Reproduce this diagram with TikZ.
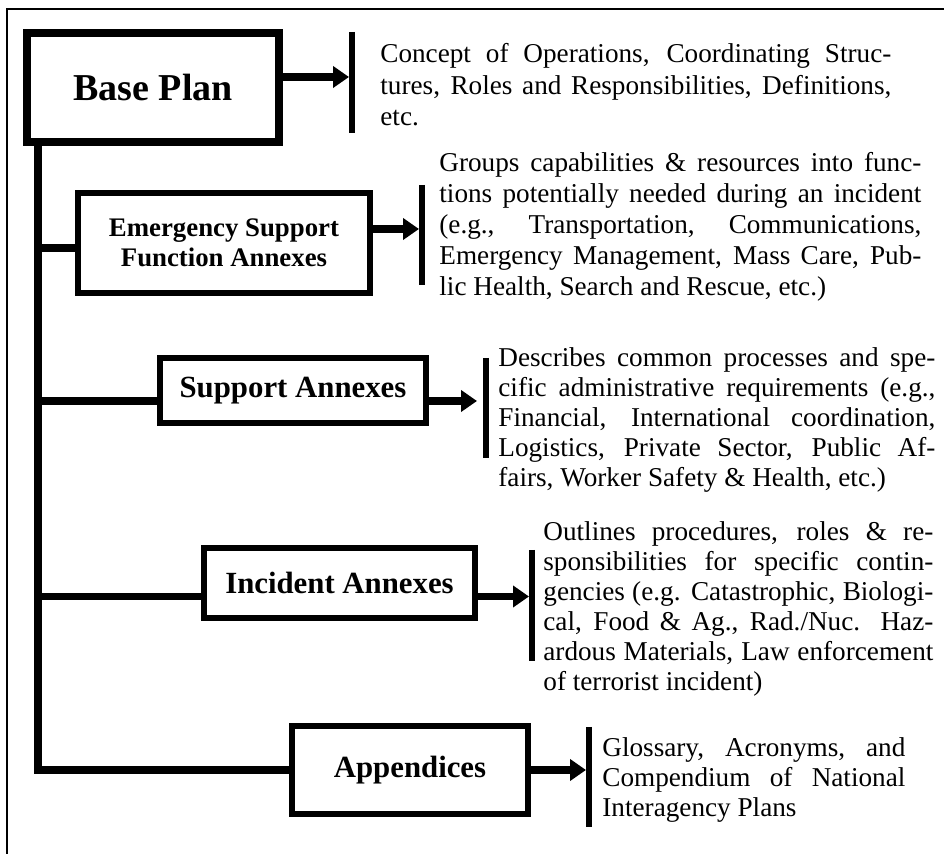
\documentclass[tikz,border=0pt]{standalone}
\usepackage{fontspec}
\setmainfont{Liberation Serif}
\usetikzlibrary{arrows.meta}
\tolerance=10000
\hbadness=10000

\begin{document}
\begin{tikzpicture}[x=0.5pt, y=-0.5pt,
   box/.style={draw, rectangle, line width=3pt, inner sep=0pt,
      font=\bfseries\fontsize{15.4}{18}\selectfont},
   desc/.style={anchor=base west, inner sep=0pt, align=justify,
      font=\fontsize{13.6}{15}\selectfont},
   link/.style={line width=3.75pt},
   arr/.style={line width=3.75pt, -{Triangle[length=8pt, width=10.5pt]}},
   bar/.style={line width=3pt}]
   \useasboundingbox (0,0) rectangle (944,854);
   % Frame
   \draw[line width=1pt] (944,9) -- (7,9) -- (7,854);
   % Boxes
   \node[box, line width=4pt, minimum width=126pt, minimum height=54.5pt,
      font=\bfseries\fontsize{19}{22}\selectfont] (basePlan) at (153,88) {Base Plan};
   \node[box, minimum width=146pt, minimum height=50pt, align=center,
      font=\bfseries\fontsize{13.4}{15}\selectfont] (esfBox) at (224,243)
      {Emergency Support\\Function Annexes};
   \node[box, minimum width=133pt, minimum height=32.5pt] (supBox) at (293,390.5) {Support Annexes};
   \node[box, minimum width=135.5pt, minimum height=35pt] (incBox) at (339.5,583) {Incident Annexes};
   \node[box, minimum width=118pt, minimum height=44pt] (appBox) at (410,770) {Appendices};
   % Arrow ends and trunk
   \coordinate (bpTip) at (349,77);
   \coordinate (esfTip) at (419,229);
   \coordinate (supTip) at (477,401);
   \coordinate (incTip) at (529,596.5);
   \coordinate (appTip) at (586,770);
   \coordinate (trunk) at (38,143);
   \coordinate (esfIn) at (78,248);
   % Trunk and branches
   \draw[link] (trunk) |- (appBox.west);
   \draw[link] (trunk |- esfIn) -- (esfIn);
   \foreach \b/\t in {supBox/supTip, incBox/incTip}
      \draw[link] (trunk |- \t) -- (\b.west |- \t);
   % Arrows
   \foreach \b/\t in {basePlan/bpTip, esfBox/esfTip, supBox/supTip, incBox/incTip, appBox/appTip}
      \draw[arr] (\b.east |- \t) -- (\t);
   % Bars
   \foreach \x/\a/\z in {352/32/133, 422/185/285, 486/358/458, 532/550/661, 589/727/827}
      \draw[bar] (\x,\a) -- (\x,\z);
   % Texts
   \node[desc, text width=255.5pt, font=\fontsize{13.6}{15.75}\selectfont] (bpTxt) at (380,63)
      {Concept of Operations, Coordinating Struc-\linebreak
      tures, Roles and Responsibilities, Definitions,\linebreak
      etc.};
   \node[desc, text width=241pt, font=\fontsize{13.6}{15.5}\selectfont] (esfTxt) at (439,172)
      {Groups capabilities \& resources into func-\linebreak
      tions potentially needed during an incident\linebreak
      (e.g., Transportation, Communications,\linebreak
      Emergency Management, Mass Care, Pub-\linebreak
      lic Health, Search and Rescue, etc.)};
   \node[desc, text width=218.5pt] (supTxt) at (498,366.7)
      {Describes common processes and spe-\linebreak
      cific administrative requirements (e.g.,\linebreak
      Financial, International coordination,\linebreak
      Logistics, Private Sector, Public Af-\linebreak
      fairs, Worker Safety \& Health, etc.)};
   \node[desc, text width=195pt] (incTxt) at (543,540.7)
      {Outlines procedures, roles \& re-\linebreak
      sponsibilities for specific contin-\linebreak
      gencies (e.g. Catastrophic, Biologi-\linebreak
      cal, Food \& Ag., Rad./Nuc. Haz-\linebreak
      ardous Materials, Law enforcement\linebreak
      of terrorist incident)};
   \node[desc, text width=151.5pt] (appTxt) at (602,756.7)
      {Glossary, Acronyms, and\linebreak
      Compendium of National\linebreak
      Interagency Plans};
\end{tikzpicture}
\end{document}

☆ ☆ ☆ ☆

The material above must be printed exactly, with its pictures left out.

● Response
Reproduce this diagram with TikZ.
\documentclass[tikz,border=0pt]{standalone}
\usepackage{fontspec}
\setmainfont{Liberation Serif}
\usetikzlibrary{arrows.meta}
\tolerance=10000
\hbadness=10000

\begin{document}
\begin{tikzpicture}[x=0.5pt, y=-0.5pt,
   box/.style={draw, rectangle, line width=3pt, inner sep=0pt,
      font=\bfseries\fontsize{15.4}{18}\selectfont},
   desc/.style={anchor=base west, inner sep=0pt, align=justify,
      font=\fontsize{13.6}{15}\selectfont},
   link/.style={line width=3.75pt},
   arr/.style={line width=3.75pt, -{Triangle[length=8pt, width=10.5pt]}},
   bar/.style={line width=3pt}]
   \useasboundingbox (0,0) rectangle (944,854);
   % Frame
   \draw[line width=1pt] (944,9) -- (7,9) -- (7,854);
   % Boxes
   \node[box, line width=4pt, minimum width=126pt, minimum height=54.5pt,
      font=\bfseries\fontsize{19}{22}\selectfont] (basePlan) at (153,88) {Base Plan};
   \node[box, minimum width=146pt, minimum height=50pt, align=center,
      font=\bfseries\fontsize{13.4}{15}\selectfont] (esfBox) at (224,243)
      {Emergency Support\\Function Annexes};
   \node[box, minimum width=133pt, minimum height=32.5pt] (supBox) at (293,390.5) {Support Annexes};
   \node[box, minimum width=135.5pt, minimum height=35pt] (incBox) at (339.5,583) {Incident Annexes};
   \node[box, minimum width=118pt, minimum height=44pt] (appBox) at (410,770) {Appendices};
   % Arrow ends and trunk
   \coordinate (bpTip) at (349,77);
   \coordinate (esfTip) at (419,229);
   \coordinate (supTip) at (477,401);
   \coordinate (incTip) at (529,596.5);
   \coordinate (appTip) at (586,770);
   \coordinate (trunk) at (38,143);
   \coordinate (esfIn) at (78,248);
   % Trunk and branches
   \draw[link] (trunk) |- (appBox.west);
   \draw[link] (trunk |- esfIn) -- (esfIn);
   \foreach \b/\t in {supBox/supTip, incBox/incTip}
      \draw[link] (trunk |- \t) -- (\b.west |- \t);
   % Arrows
   \foreach \b/\t in {basePlan/bpTip, esfBox/esfTip, supBox/supTip, incBox/incTip, appBox/appTip}
      \draw[arr] (\b.east |- \t) -- (\t);
   % Bars
   \foreach \x/\a/\z in {352/32/133, 422/185/285, 486/358/458, 532/550/661, 589/727/827}
      \draw[bar] (\x,\a) -- (\x,\z);
   % Texts
   \node[desc, text width=255.5pt, font=\fontsize{13.6}{15.75}\selectfont] (bpTxt) at (380,63)
      {Concept of Operations, Coordinating Struc-\linebreak
      tures, Roles and Responsibilities, Definitions,\linebreak
      etc.};
   \node[desc, text width=241pt, font=\fontsize{13.6}{15.5}\selectfont] (esfTxt) at (439,172)
      {Groups capabilities \& resources into func-\linebreak
      tions potentially needed during an incident\linebreak
      (e.g., Transportation, Communications,\linebreak
      Emergency Management, Mass Care, Pub-\linebreak
      lic Health, Search and Rescue, etc.)};
   \node[desc, text width=218.5pt] (supTxt) at (498,366.7)
      {Describes common processes and spe-\linebreak
      cific administrative requirements (e.g.,\linebreak
      Financial, International coordination,\linebreak
      Logistics, Private Sector, Public Af-\linebreak
      fairs, Worker Safety \& Health, etc.)};
   \node[desc, text width=195pt] (incTxt) at (543,540.7)
      {Outlines procedures, roles \& re-\linebreak
      sponsibilities for specific contin-\linebreak
      gencies (e.g. Catastrophic, Biologi-\linebreak
      cal, Food \& Ag., Rad./Nuc. Haz-\linebreak
      ardous Materials, Law enforcement\linebreak
      of terrorist incident)};
   \node[desc, text width=151.5pt] (appTxt) at (602,756.7)
      {Glossary, Acronyms, and\linebreak
      Compendium of National\linebreak
      Interagency Plans};
\end{tikzpicture}
\end{document}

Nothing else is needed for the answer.